Wow, I accidentally sent that (Command-Enter boo). Ignore that; real reply coming shortly. On Wed, Nov 13, 2013 at 9:39 AM, Jeremy Cole <jeremycole@google.com> wrote:
Sergei,
Additionally I would suggest a new sysvar to control the rounding behavior of the same temporal types, e.g. temporal_microsecond_rounding={round|truncate} which controls whether to round (as Oracle MySQL 5.6 does) or to truncate (as MariaDB does) when faced with fitting a larger number of decimals in a value into a smaller number decimals in a field. (This of course assumes that the current MariaDB behavior and divergence from Oracle MySQL behavior is intentional, and not a bug. Even if it is considered a bug it could probably not be changed outright at this point and the sysvar would still be needed.)

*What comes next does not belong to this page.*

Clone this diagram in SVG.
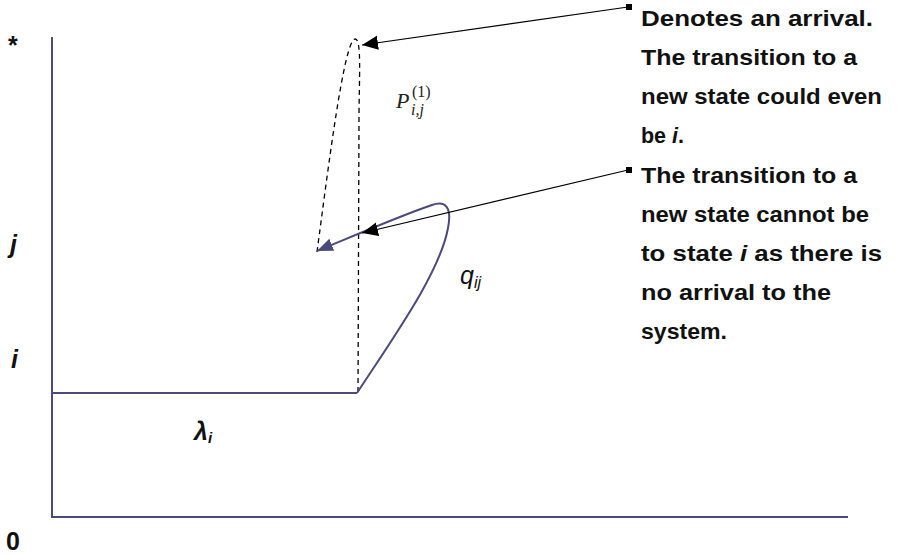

Perhaps, yes. When this feature was discussed in MySQL, while I was still there, we all were in agreement about truncating, not rounding. With the reasoning - to avoid drastic date changes, like, when a year changes when you store 1999-12-31 23:59:59.9999 in DATETIME(1) column.
I don't know why Oracle has changed that and their arguments, we in MariaDB still thought that these drastic date changes would be an undesirable gotcha, and we've decided to truncate. So, not a bug.
I guess it doesn't matter why they decided to differ, but the fact that they did means that something has to be done in MariaDB. For instance, if replicating from MySQL 5.6 to MariaDB, the rounding differences will potentially cause completely different values to be stored for the same query, causing data drift between master and slave.
Any thoughts on either of these? We would of course be willing to do
the work and provide the patches for them. I just wanted to get your general feelings on the ideas.
Bar made a point about sysvars being difficult for replication.
I'd say, it depends on your use case. If it's important to run CREATE TABLE on the master and have a temporal column to be created on the slave using exactly the same binary on-disk format (especially, if one expects to change this sysvar often) - then sysvar changes must be replicated, and it would need special support from the replication code.
Otherwise - if the above is not the goal - then sysvar is a good and clean approach, agree.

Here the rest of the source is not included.